Le roi Felipe VI n'était pas présent lui non plus, ayant invoqué des raisons d'agenda, selon le gouvernement.
Le dictateur Franco a gouverné l'Espagne de la fin de la guerre civile, en 1939, jusqu'à sa mort, à l'âge de 82 ans, le 20 novembre 1975. Deux ans plus tard, l'Espagne célébrait des élections démocratiques et, en 1978, la Constitution actuelle était adoptée par référendum.

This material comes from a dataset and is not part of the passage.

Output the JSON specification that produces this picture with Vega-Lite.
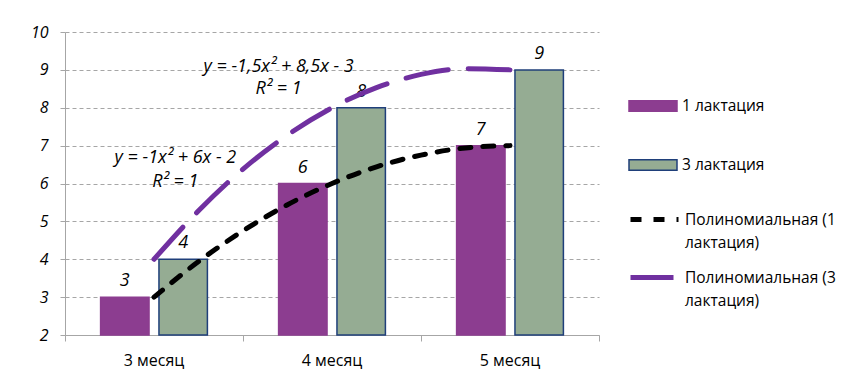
{
  "$schema": "https://vega.github.io/schema/vega-lite/v6.json",
  "width": 534,
  "height": 303,
  "autosize": "none",
  "padding": {"left": 65, "top": 32, "right": 248, "bottom": 55},
  "background": "white",
  "config": {
    "view": {"stroke": null},
    "font": "Open Sans",
    "style": {"guide-label": {"lineHeight": 23}},
    "axisY": {"title": null, "values": [2, 3, 4, 5, 6, 7, 8, 9, 10], "labelFontSize": 16, "labelFontStyle": "italic", "labelColor": "#000000", "labelPadding": 12, "tickSize": 5, "tickColor": "#A6A6A6", "domainColor": "#A6A6A6", "grid": true, "gridDash": [4, 3], "gridColor": "#A6A6A6"}
  },
  "datasets": {
    "bars": [
      {"month": "3 месяц", "series": "1 лактация", "value": 3},
      {"month": "3 месяц", "series": "3 лактация", "value": 4},
      {"month": "4 месяц", "series": "1 лактация", "value": 6},
      {"month": "4 месяц", "series": "3 лактация", "value": 8},
      {"month": "5 месяц", "series": "1 лактация", "value": 7},
      {"month": "5 месяц", "series": "3 лактация", "value": 9}
    ],
    "trends": [
      {"trend": "Полиномиальная (1 лактация)", "t": 1, "value": 3},
      {"trend": "Полиномиальная (1 лактация)", "t": 1.25, "value": 3.94},
      {"trend": "Полиномиальная (1 лактация)", "t": 1.5, "value": 4.75},
      {"trend": "Полиномиальная (1 лактация)", "t": 1.75, "value": 5.44},
      {"trend": "Полиномиальная (1 лактация)", "t": 2, "value": 6},
      {"trend": "Полиномиальная (1 лактация)", "t": 2.25, "value": 6.44},
      {"trend": "Полиномиальная (1 лактация)", "t": 2.5, "value": 6.75},
      {"trend": "Полиномиальная (1 лактация)", "t": 2.75, "value": 6.94},
      {"trend": "Полиномиальная (1 лактация)", "t": 3, "value": 7},
      {"trend": "Полиномиальная (3 лактация)", "t": 1, "value": 4},
      {"trend": "Полиномиальная (3 лактация)", "t": 1.25, "value": 5.28},
      {"trend": "Полиномиальная (3 лактация)", "t": 1.5, "value": 6.38},
      {"trend": "Полиномиальная (3 лактация)", "t": 1.75, "value": 7.28},
      {"trend": "Полиномиальная (3 лактация)", "t": 2, "value": 8},
      {"trend": "Полиномиальная (3 лактация)", "t": 2.25, "value": 8.53},
      {"trend": "Полиномиальная (3 лактация)", "t": 2.5, "value": 8.88},
      {"trend": "Полиномиальная (3 лактация)", "t": 2.75, "value": 9.03},
      {"trend": "Полиномиальная (3 лактация)", "t": 3, "value": 9}
    ],
    "eqs": [
      {"t": 1.7, "value": 9.07, "label": "y = -1,5x² + 8,5x - 3"},
      {"t": 1.7, "value": 8.49, "label": "R² = 1"},
      {"t": 1.12, "value": 6.67, "label": "y = -1x² + 6x - 2"},
      {"t": 1.12, "value": 6.04, "label": "R² = 1"}
    ]
  },
  "layer": [
    {
      "data": {"name": "bars"},
      "mark": {"type": "bar", "strokeWidth": 1.5},
      "encoding": {
        "x": {
          "field": "month", "type": "nominal",
          "scale": {"paddingInner": 0.4, "paddingOuter": 0.2},
          "axis": {"title": null, "ticks": false, "tickSize": 0, "domain": false, "labelAngle": 0, "labelFontSize": 16, "labelPadding": 17, "labelColor": "#000000"}
        },
        "xOffset": {"field": "series", "scale": {"paddingInner": 0.17, "paddingOuter": 0}},
        "y": {
          "field": "value", "type": "quantitative", "title": null,
          "scale": {"domain": [2, 10], "nice": false, "zero": false}
        },
        "y2": {"datum": 2},
        "fill": {
          "field": "series", "type": "nominal",
          "scale": {"range": ["#8C3D90", "#95AC93"]},
          "legend": {"title": null, "orient": "none", "legendX": 563, "legendY": 49, "symbolType": "M-1,-0.22H1V0.22H-1Z", "symbolSize": 2304, "symbolStrokeWidth": 1.5, "labelFontSize": 15.5, "labelColor": "#000000", "rowPadding": 25, "labelOffset": 4}
        },
        "stroke": {
          "field": "series", "type": "nominal",
          "scale": {"range": ["#8C3D90", "#1F3F7A"]},
          "legend": {"title": null, "orient": "none", "legendX": 563, "legendY": 49, "symbolType": "M-1,-0.22H1V0.22H-1Z", "symbolSize": 2304, "symbolStrokeWidth": 1.5, "labelFontSize": 15.5, "labelColor": "#000000", "rowPadding": 25, "labelOffset": 4}
        }
      }
    },
    {
      "data": {"name": "bars"},
      "mark": {"type": "text", "fontStyle": "italic", "fontSize": 18, "baseline": "bottom", "dy": -7, "color": "#000000"},
      "encoding": {
        "x": {"field": "month", "type": "nominal", "scale": {"paddingInner": 0.4, "paddingOuter": 0.2}, "axis": null},
        "xOffset": {"field": "series", "scale": {"paddingInner": 0.17, "paddingOuter": 0}},
        "y": {"field": "value", "type": "quantitative", "title": null},
        "text": {"field": "value", "type": "quantitative"}
      }
    },
    {
      "data": {"name": "trends"},
      "mark": {"type": "line", "strokeWidth": 5, "strokeCap": "round", "interpolate": "monotone"},
      "encoding": {
        "x": {
          "field": "t", "type": "quantitative",
          "scale": {"domain": [0.5, 3.5], "nice": false, "zero": false},
          "axis": {"orient": "bottom", "title": null, "values": [0.5, 1.5, 2.5, 3.5], "labels": false, "grid": false, "tickSize": 6, "tickColor": "#A6A6A6", "domainColor": "#A6A6A6"}
        },
        "y": {"field": "value", "type": "quantitative", "title": null},
        "color": {
          "field": "trend", "type": "nominal",
          "scale": {"range": ["#000000", "#7030A0"]},
          "legend": {"title": null, "orient": "none", "legendX": 563, "legendY": 161, "symbolType": "stroke", "symbolSize": 2304, "symbolStrokeWidth": 5, "labelFontSize": 15.5, "labelColor": "#000000", "rowPadding": 0, "labelOffset": 4, "labelLimit": 300,
            "labelExpr": "indexof(datum.label, 'Полиномиальная') == 0 ? [slice(datum.label, 0, 17), slice(datum.label, 18)] : datum.label"}
        },
        "strokeDash": {
          "field": "trend", "type": "nominal",
          "scale": {"range": [[11, 12], [43, 20]]},
          "legend": {"title": null, "orient": "none", "legendX": 563, "legendY": 161, "symbolType": "stroke", "symbolSize": 2304, "symbolStrokeWidth": 5, "labelFontSize": 15.5, "labelColor": "#000000", "rowPadding": 0, "labelOffset": 4, "labelLimit": 300,
            "labelExpr": "indexof(datum.label, 'Полиномиальная') == 0 ? [slice(datum.label, 0, 17), slice(datum.label, 18)] : datum.label"}
        }
      }
    },
    {
      "data": {"name": "eqs"},
      "mark": {"type": "text", "fontStyle": "italic", "fontSize": 18, "color": "#000000", "align": "center", "baseline": "middle"},
      "encoding": {
        "x": {"field": "t", "type": "quantitative", "scale": {"domain": [0.5, 3.5], "nice": false, "zero": false}, "axis": null},
        "y": {"field": "value", "type": "quantitative", "title": null},
        "text": {"field": "label", "type": "nominal"}
      }
    }
  ],
  "resolve": {"scale": {"x": "independent"}, "axis": {"x": "independent"}}
}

"Il n'est pas nécessaire d'être d'une certaine idéologie, ni de gauche, ni du centre, ni de droite, pour regarder avec tristesse, avec une immense tristesse et aussi avec terreur, les années sombres du franquisme et craindre que cette régression ne se répète", a déclaré M. Sánchez en réponse aux critiques du PP, héritier d'un parti (Alliance populaire) fondé en 1976 par un ancien ministre de Franco.
L'initiative de commémorer la mort du dictateur a été annoncée en décembre par le Premier ministre et avait pour "objectif unique" de "mettre en valeur la grande transformation réalisée pendant ce demi-siècle de démocratie", a-t-il expliqué.
La mort de Franco n'avait été jusqu'alors commémorée que par ses partisans pendant des messes à son imposant mausolée à une cinquantaine de kilomètres de Madrid, dont sa dépouille a finalement été déplacée en 2019 à l'initiative de Pedro Sánchez.
Ce dernier a également fait voter en 2022 une "loi de mémoire démocratique" qui prévoit en particulier la création d'un registre des victimes du franquisme et le retrait des symboles de la dictature.
Mais la loi n'a pas permis de juger les tortionnaires encore en vie, qui bénéficient de la loi d'amnistie votée au cours de la transition vers la démocratie.